The company’s core solutions help customers operate more efficiently, build brand consistency, and reduce risk through the use of the company’s secure distributed digital network with digital color production and distribution. In addition to its core solutions, the company delivers market-specific solutions in the areas of software and consulting as well as more traditional products and services such as forms printing, transactional labels, commercial print and digital black and white printing.
Costs associated with the restructuring program are expected to reduce fourth quarter 2011 earnings by approximately $5.5 million net of tax. The balance of the costs will reduce 2012 earnings by approximately $1.5 million net of tax.
Standard Register will also record a non-cash charge to tax expense of $70-$90 million to establish a valuation allowance against certain deferred tax assets. The action is necessary under accounting standards that require recording a valuation allowance when it is more likely than not that a portion of the asset will not be realized. The valuation allowance will be maintained until sufficient evidence exists to support its reversal.
Additionally, the company will record a non-cash actuarial loss of approximately $80 million to other comprehensive income within equity as a result of actual pension asset performance as compared to actuarial assumptions and liability increases caused by continued declines in the discount rate. The recording of this loss has no impact on 2011 earnings.
On a preliminary basis, the company expects its fourth quarter 2011 revenue to be $160-$162 million and to post a pretax loss o -$9.6 million to -$10.1 million. On a non-GAAP basis, pretax income (excluding the impact of pension amortization and settlement and restructuring costs) is expected to be $1.3-$1.8 million representing growth as compared to the third quarter 2011 (which also excludes the impact of the postretirement plan amendment).

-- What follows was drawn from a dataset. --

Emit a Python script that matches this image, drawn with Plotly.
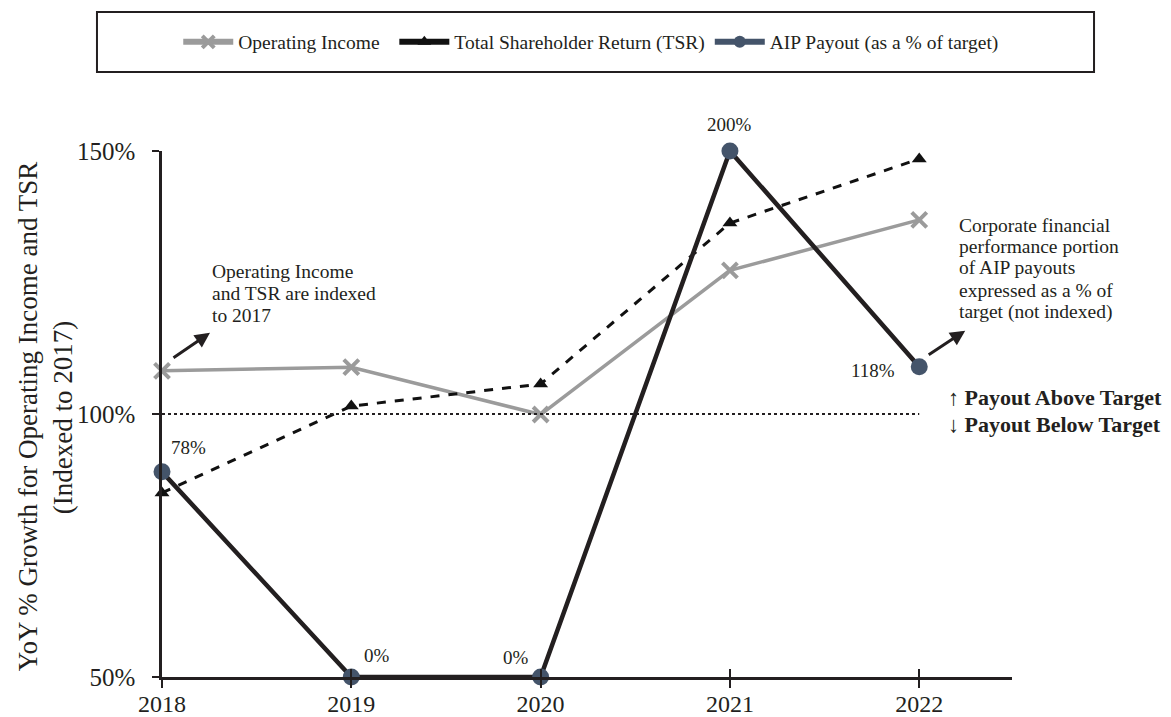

Standard Register also announced the suspension of its quarterly dividend in keeping with Ohio law, which requires that cash dividends be paid only out of a corporation’s statutory surplus. Because of the decline in book equity related to additional fourth quarter actuarial losses in the company’s pension plan and the valuation allowance established against deferred tax assets, there is not currently a statutory surplus.
About Standard Register
Standard Register is trusted by the world’s leading companies to advance their reputations by aligning communications with corporate standards and priorities. Providing market-specific insights and a compelling portfolio of solutions to address the changing business landscape in healthcare, financial services, commercial and industrial markets, Standard Register is the recognized leader in the management and execution of mission-critical communications.